2007年11月27日(火)「しんぶん赤旗」

主張

「九条の会」交流集会

「守る」「生かす」運動さらに


 各界の著名な九氏の呼びかけで始まった「九条の会」の第二回全国交流集会が開かれました。全都道府県から五百五十の「会」代表ら千人を超える老若男女がつめかけ、活動を交流しました。

 第一回全国交流集会が開かれたのは昨年六月でした。当時五千百七十四だった「九条の会」の総数は、それから一年五カ月の間に千六百二十七増の六千八百一に広がりました。呼びかけ人のあいさつや各地の報告には、憲法を生かす多彩な日常活動と改憲に打ち勝つ「息の長い運動が大事」との決意があふれました。

青年も自主性発揮して

 今回の交流集会では全体会と分散会(十一)に加えて、新たに青年分科会が設けられました。ここでは「どうせやるなら明るく、楽しく、かっこよく」と活動する青年たち。「七夕宣伝で折り鶴を折ってもらったら二百五十六羽にもなった」(東京・杉並)、「新聞への意見広告を出し、沖縄平和ツアーに毎年行っている」(北海道・室蘭工大)、「コンサートの参加者が千人を超えた」(神奈川・横須賀)など、自主性と創意性を大事にする青年の努力が見られました。

 草の根で発展する「会」の活動の共通点も浮き彫りになりました。さまざまな課題があるなかで、保守や革新、思想信条、所属する組織の違いを超えて「憲法九条を守る」ことでの団結を大事にし、それを貫いていることです。

 「選挙で自民党の応援の先頭に立っている人も参加し、がんばっている」、「議員の過半数、四十一人中二十三人で“議員九条の会”をつくった」などの報告には驚きの声があがりました。「町内の全戸を訪問して寄せられた募金で『憲法九条の碑』を建てた」(沖縄・南風原)などの報告も注目を集めました。「九条おじさん」と呼ばれる東京の蓑輪喜作さん(78)が、「署名は八千五百十人になった」と語ると会場からどよめきがおきました。

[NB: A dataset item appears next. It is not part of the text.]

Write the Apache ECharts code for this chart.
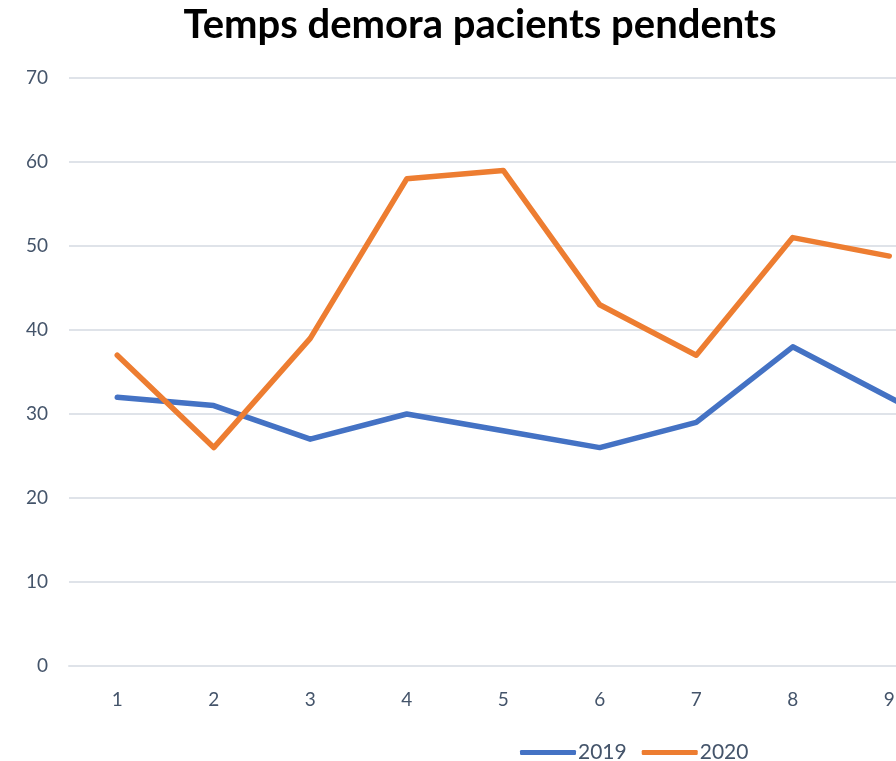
<!DOCTYPE html>
<html>
<head>
<meta charset="utf-8">
<script src="https://cdn.jsdelivr.net/npm/echarts@6/dist/echarts.min.js"></script>
<style>html,body{margin:0;padding:0;background:#fff;overflow:hidden;width:896px;height:761px}#c{width:1100px;height:761px}</style>
</head>
<body>
<div id="c"></div>
<script>
const categories = ['1','2','3','4','5','6','7','8','9','10'];
const values2019 = [32, 31, 27, 30, 28, 26, 29, 38, 32, 26];
const values2020 = [37, 26, 39, 58, 59, 43, 37, 51, 48.8];
const yTicks = { min: 0, max: 70, interval: 10 };

const chart = echarts.init(document.getElementById('c'), null, { renderer: 'canvas' });
const labelColor = '#44546a';
const font = 'Lato';
chart.setOption({
  animation: false,
  backgroundColor: '#ffffff',
  title: {
    text: 'Temps demora pacients pendents',
    left: 475, top: 0, textAlign: 'center',
    textStyle: { fontFamily: font, fontWeight: 'bold', fontSize: 40, color: '#000000' }
  },
  legend: {
    data: ['2019', '2020'],
    left: 515, top: 737,
    icon: 'roundRect', itemWidth: 56, itemHeight: 5, itemGap: 15,
    textStyle: { fontFamily: font, fontSize: 21, color: labelColor, padding: [0, 0, 0, -3] }
  },
  grid: { left: 69, width: 965, top: 78, bottom: 95, containLabel: false, outerBoundsMode: 'none' },
  xAxis: {
    type: 'category', data: categories, boundaryGap: true,
    axisLine: { show: true, lineStyle: { color: '#dfe3e9', width: 2 } },
    axisTick: { show: false },
    axisLabel: { fontFamily: font, fontSize: 19, color: labelColor, margin: 24 }
  },
  yAxis: {
    type: 'value', min: yTicks.min, max: yTicks.max, interval: yTicks.interval,
    axisLine: { show: false }, axisTick: { show: false },
    axisLabel: { fontFamily: font, fontSize: 19, color: labelColor, margin: 21 },
    splitLine: { lineStyle: { color: '#dfe3e9', width: 2 } }
  },
  series: [
    { name: '2019', type: 'line', data: values2019, showSymbol: false, symbol: 'none',
      lineStyle: { color: '#4472c4', width: 5.5, cap: 'round', join: 'round' }, itemStyle: { color: '#4472c4' } },
    { name: '2020', type: 'line', data: values2020, showSymbol: false, symbol: 'none',
      lineStyle: { color: '#ed7d31', width: 5.5, cap: 'round', join: 'round' }, itemStyle: { color: '#ed7d31' } }
  ]
});
</script>
</body>
</html>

 今回の全国交流集会は、参院選後突然政権を投げ出した安倍晋三前首相に代わり、福田康夫首相が政権を受け継いだもとで開かれました。交流集会の参加者が、ロビーに展示された「九条グッズ」やパンフレットなどを手に、「国民の力、世論で政治が動くんだ」と語り合っていたのは実感でしょう。

 呼びかけ人の一人、評論家の加藤周一さんは「福田内閣はより手ごわい相手」とのべ「『九条の会』は九条を守ることが中心ですが、これからは『九条を生かす』ことも念頭に置く必要がある」と語りました。

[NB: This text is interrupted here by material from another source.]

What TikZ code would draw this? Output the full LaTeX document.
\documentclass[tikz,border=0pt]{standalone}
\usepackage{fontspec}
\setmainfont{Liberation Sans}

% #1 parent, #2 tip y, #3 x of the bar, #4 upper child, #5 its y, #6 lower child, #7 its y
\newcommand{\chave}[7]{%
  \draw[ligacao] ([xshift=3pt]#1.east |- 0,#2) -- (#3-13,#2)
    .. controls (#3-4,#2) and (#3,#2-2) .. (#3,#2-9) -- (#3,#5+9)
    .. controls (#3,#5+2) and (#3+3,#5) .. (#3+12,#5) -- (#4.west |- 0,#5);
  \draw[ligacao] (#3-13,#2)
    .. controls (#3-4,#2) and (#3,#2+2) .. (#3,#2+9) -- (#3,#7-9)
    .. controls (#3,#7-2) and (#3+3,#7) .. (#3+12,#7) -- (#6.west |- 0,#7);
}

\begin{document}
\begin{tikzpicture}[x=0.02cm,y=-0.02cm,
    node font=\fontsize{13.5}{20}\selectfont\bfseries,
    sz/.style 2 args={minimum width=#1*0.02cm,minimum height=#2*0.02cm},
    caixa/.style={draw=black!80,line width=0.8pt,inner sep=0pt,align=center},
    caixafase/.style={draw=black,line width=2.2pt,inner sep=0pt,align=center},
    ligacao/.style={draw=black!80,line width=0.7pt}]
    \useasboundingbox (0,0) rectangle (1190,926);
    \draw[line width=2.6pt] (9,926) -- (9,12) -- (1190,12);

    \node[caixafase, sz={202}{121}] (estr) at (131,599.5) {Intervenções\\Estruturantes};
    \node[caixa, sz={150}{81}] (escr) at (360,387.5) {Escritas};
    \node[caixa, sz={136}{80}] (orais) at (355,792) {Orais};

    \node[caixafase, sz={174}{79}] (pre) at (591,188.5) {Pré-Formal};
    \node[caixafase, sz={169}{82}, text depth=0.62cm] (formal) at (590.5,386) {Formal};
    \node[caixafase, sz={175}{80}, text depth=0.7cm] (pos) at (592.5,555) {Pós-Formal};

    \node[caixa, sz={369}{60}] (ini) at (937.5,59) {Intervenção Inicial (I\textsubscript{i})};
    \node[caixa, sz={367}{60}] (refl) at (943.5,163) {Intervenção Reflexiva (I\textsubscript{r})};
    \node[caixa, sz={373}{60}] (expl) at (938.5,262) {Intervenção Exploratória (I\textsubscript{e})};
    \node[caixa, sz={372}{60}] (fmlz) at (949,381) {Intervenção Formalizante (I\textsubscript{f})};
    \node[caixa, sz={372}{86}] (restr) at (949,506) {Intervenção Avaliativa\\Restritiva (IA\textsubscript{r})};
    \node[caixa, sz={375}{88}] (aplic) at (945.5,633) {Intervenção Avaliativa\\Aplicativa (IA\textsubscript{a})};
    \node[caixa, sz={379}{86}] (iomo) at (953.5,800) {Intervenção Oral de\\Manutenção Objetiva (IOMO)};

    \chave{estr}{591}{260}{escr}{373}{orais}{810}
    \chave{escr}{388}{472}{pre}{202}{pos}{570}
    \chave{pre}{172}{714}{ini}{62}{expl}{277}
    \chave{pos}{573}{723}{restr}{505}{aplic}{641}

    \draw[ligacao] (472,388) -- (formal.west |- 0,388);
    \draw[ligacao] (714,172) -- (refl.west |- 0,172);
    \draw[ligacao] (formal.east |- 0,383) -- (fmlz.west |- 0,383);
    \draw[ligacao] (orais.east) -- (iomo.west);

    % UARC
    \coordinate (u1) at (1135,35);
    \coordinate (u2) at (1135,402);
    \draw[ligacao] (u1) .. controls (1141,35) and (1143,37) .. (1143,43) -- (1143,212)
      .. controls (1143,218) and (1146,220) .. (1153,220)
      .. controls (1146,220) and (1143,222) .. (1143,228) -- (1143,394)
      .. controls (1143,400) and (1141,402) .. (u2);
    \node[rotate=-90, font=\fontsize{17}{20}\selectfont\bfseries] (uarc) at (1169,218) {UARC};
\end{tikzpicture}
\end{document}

 改憲をむきだしですすめようとした安倍内閣に比べ、解釈改憲で憲法を空虚なものにしようという動きを含め、攻撃がいっそう巧妙になるなか、加藤さんは、長丁場の運動を意識し、日常性に結びつけていくことが大切だと指摘しました。

創意こらし圧倒的世論を

 全国交流集会の「訴え」は、(1)「九条の会」アピールへの賛同を広げ、九条改憲反対、九条生かそうの圧倒的世論をつくる(2)職場・地域・学園で九条のすぐれた内容と、改憲案の危険な内容についての理解を深める大小無数の集会を開く(3)当面、「すべての小学校区に九条の会」を合言葉に、文字どおり思想・信条・社会的立場の違いを超えた「会」、地域・分野のネットワークをつくり、交流・協力する―などです。

 地道で創意・工夫に満ちた各地の「九条の会」の活動がさらに広がることが期待されています。